Gearing risk: Highly leveraged REITs face greater refinancing pressure and DPU compression when rates rise. Check gearing against the MAS 50% limit.

Currency risk: S-REITs with overseas assets (Japan, Australia, China, Europe) are exposed to SGD vs. foreign currency movements affecting DPU in SGD terms.

Tenant/occupancy risk: Falling occupancy or negative rental reversions compress Net Property Income (NPI), which flows through to lower DPU.
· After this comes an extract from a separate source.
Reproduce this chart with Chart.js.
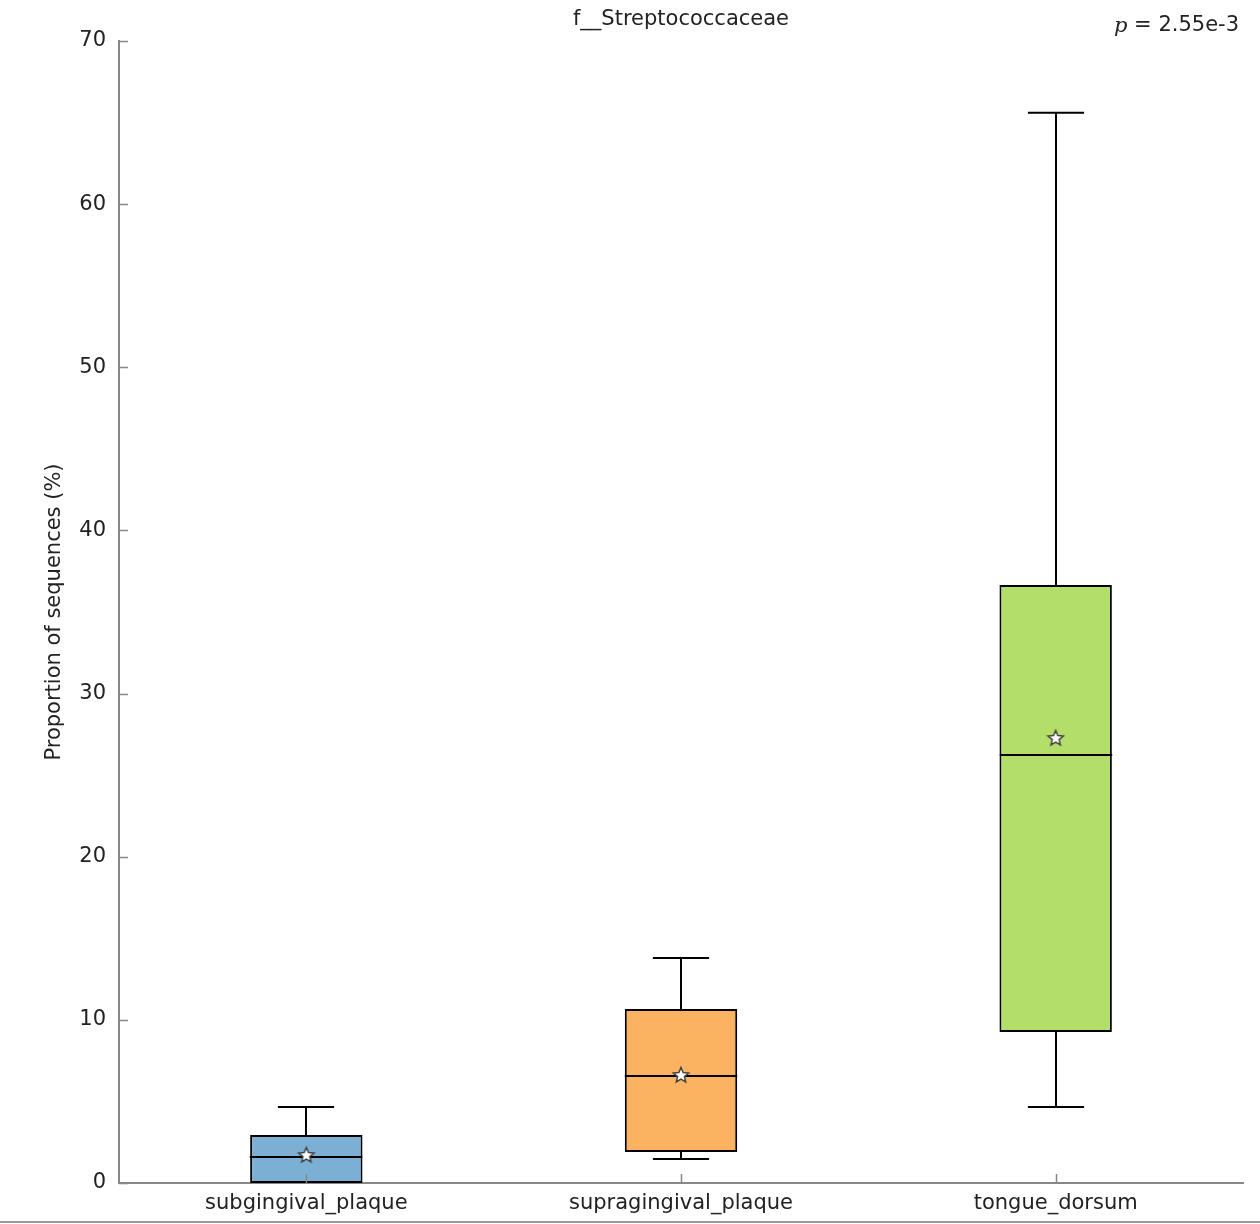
<!DOCTYPE html>
<html><head><meta charset="utf-8">
<script src="https://cdn.jsdelivr.net/npm/chart.js@4/dist/chart.umd.min.js"></script>
<style>html,body{margin:0;padding:0;background:#fff}#wrap{width:1260px;height:1224px;position:relative}</style>
</head><body><div id="wrap"><canvas id="c" width="1260" height="1224"></canvas></div>
<script>
const categories = ['subgingival_plaque', 'supragingival_plaque', 'tongue_dorsum'];
const whiskerLow = [0, 1.47, 4.66];
const q1 = [0, 1.9, 9.26];
const medians = [1.6, 6.56, 26.24];
const q3 = [2.94, 10.67, 36.66];
const whiskerHigh = [4.66, 13.79, 65.6];
const means = [1.72, 6.62, 27.28];
const boxColors = ['#7bafd3', '#fbb261', '#b3de69'];
const yTicks = [0, 10, 20, 30, 40, 50, 60, 70];
const titleText = 'f__Streptococcaceae';
const pValueText = '2.55e-3';
const yLabel = 'Proportion of sequences (%)';

const FONT = '"DejaVu Sans", sans-serif';

function makeStar() {
  const c = document.createElement('canvas');
  c.width = 22; c.height = 22;
  const g = c.getContext('2d');
  const cx = 11, cy = 11.5, R = 8, r = 3.6;
  g.beginPath();
  for (let i = 0; i < 10; i++) {
    const rad = i % 2 === 0 ? R : r;
    const a = -Math.PI / 2 + i * Math.PI / 5;
    const x = cx + rad * Math.cos(a), y = cy + rad * Math.sin(a);
    if (i === 0) g.moveTo(x, y); else g.lineTo(x, y);
  }
  g.closePath();
  g.fillStyle = '#ffffff';
  g.fill();
  g.lineWidth = 1.5;
  g.strokeStyle = '#444444';
  g.stroke();
  return c;
}
const starImg = makeStar();

const boxPlugin = {
  id: 'boxParts',
  afterDatasetDraw(chart, args) {
    if (args.index !== 0) return;
    const ctx = chart.ctx;
    const xs = chart.scales.x, ys = chart.scales.y;
    const meta = chart.getDatasetMeta(0);
    ctx.save();
    ctx.strokeStyle = '#000';
    ctx.lineWidth = 2;
    ctx.lineCap = 'butt';
    categories.forEach((cat, i) => {
      const cx = Math.round(xs.getPixelForValue(i));
      const bar = meta.data[i];
      const half = bar.width / 2;
      const capHalf = half / 2;
      const yHi = ys.getPixelForValue(whiskerHigh[i]);
      const yLo = ys.getPixelForValue(whiskerLow[i]);
      const yQ1 = ys.getPixelForValue(q1[i]);
      const yQ3 = ys.getPixelForValue(q3[i]);
      const yMed = ys.getPixelForValue(medians[i]);
      ctx.beginPath();
      ctx.moveTo(cx, yQ3); ctx.lineTo(cx, yHi);
      ctx.moveTo(cx - capHalf, yHi); ctx.lineTo(cx + capHalf, yHi);
      if (whiskerLow[i] < q1[i]) {
        ctx.moveTo(cx, yQ1); ctx.lineTo(cx, yLo);
        ctx.moveTo(cx - capHalf, yLo); ctx.lineTo(cx + capHalf, yLo);
      }
      ctx.moveTo(cx - half, yMed); ctx.lineTo(cx + half, yMed);
      ctx.stroke();
    });
    ctx.restore();
  },
  afterDraw(chart) {
    const ctx = chart.ctx;
    const xs = chart.scales.x, ys = chart.scales.y;
    const a = chart.chartArea;
    ctx.save();
    // inward ticks
    ctx.strokeStyle = '#888';
    ctx.lineWidth = 1.5;
    ctx.beginPath();
    yTicks.forEach(v => {
      const y = Math.round(ys.getPixelForValue(v)) + 0.5;
      ctx.moveTo(a.left, y); ctx.lineTo(a.left + 9, y);
    });
    categories.forEach((c, i) => {
      const x = Math.round(xs.getPixelForValue(i)) + 0.5;
      ctx.moveTo(x, a.bottom); ctx.lineTo(x, a.bottom - 9);
    });
    ctx.stroke();
    // bottom frame line
    ctx.strokeStyle = '#999';
    ctx.lineWidth = 2;
    ctx.beginPath();
    ctx.moveTo(0, 1222); ctx.lineTo(1260, 1222);
    ctx.stroke();
    // title
    ctx.fillStyle = '#222';
    ctx.font = '21px ' + FONT;
    ctx.textAlign = 'center';
    ctx.textBaseline = 'middle';
    ctx.fillText(titleText, (a.left + a.right) / 2, 20);
    // p-value
    ctx.textAlign = 'right';
    const rest = ' = ' + pValueText;
    const restW = ctx.measureText(rest).width;
    ctx.fillText(rest, 1239, 26);
    ctx.font = 'italic 21px "DejaVu Serif", serif';
    ctx.fillText('p', 1239 - restW, 27);
    // y label
    ctx.font = '21px ' + FONT;
    ctx.textAlign = 'center';
    ctx.translate(55, (a.top + a.bottom) / 2);
    ctx.rotate(-Math.PI / 2);
    ctx.fillText(yLabel, 0, 0);
    ctx.restore();
  }
};

new Chart(document.getElementById('c'), {
  type: 'bar',
  data: {
    labels: categories,
    datasets: [
      {
        type: 'bar',
        order: 2,
        data: categories.map((c, i) => [q1[i], q3[i]]),
        backgroundColor: boxColors,
        borderColor: '#000',
        borderWidth: 2,
        borderSkipped: false,
        barPercentage: 0.3,
        categoryPercentage: 1.0
      },
      {
        type: 'line',
        order: 1,
        data: means,
        showLine: false,
        pointStyle: starImg,
        pointRadius: 8
      }
    ]
  },
  plugins: [boxPlugin],
  options: {
    responsive: false,
    animation: false,
    layout: { padding: { left: 0, top: 41, right: 17, bottom: 0 } },
    plugins: { legend: { display: false }, tooltip: { enabled: false }, title: { display: false } },
    scales: {
      x: {
        grid: { display: false, drawTicks: false },
        border: { display: true, color: '#888', width: 2 },
        ticks: { color: '#222', font: { family: FONT, size: 21 }, padding: 8, maxRotation: 0 },
        afterFit(s) { s.height = 41; }
      },
      y: {
        min: 0, max: 70,
        grid: { display: false, drawTicks: false },
        border: { display: true, color: '#888', width: 2 },
        ticks: { stepSize: 10, color: '#222', font: { family: FONT, size: 21 }, padding: 13 },
        afterFit(s) { s.width = 119; }
      }
    }
  }
});
</script>
</body></html>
Frequently Asked Questions

Are S-REIT distributions taxable in Singapore?
For Singapore individual investors, most S-REIT distributions are tax-exempt under IRAS’s tax transparency treatment — the REIT pays no corporate tax on income distributed, and individual unitholders receive it tax-free. Foreign-sourced income portions may differ — always check the REIT’s distribution announcement for the tax breakdown.
Can I buy S-REITs through CPF or SRS?
Yes. SGX-listed S-REITs are eligible for CPFIS-OA and SRS investment. Via CPF, distributions flow back into your CPF OA rather than to your bank. Via SRS, distributions accumulate within your SRS account.
How do rising interest rates affect S-REITs?
Two channels: (1) Higher borrowing costs reduce DPU as more income goes to interest payments. (2) Higher risk-free rates make S-REIT yields less attractive, pressuring unit prices. The reverse (falling rates) supports DPU recovery — as seen with SORA declining to 1.07% by early 2026.
What is the MAS gearing limit for S-REITs?
50% of total assets. REITs maintaining an ICR of at least 2.5× may leverage up to 60%. The cap protects unitholders from excessive debt. Most blue-chip S-REITs operate well below 45%.
What is the difference between a REIT and a property trust?
Both own real estate and are listed on SGX. Key difference: REITs must distribute 90%+ of taxable income to qualify for tax transparency; property trusts may have more flexible distribution policies. In practice, most large Singapore property vehicles structure as REITs for the tax treatment.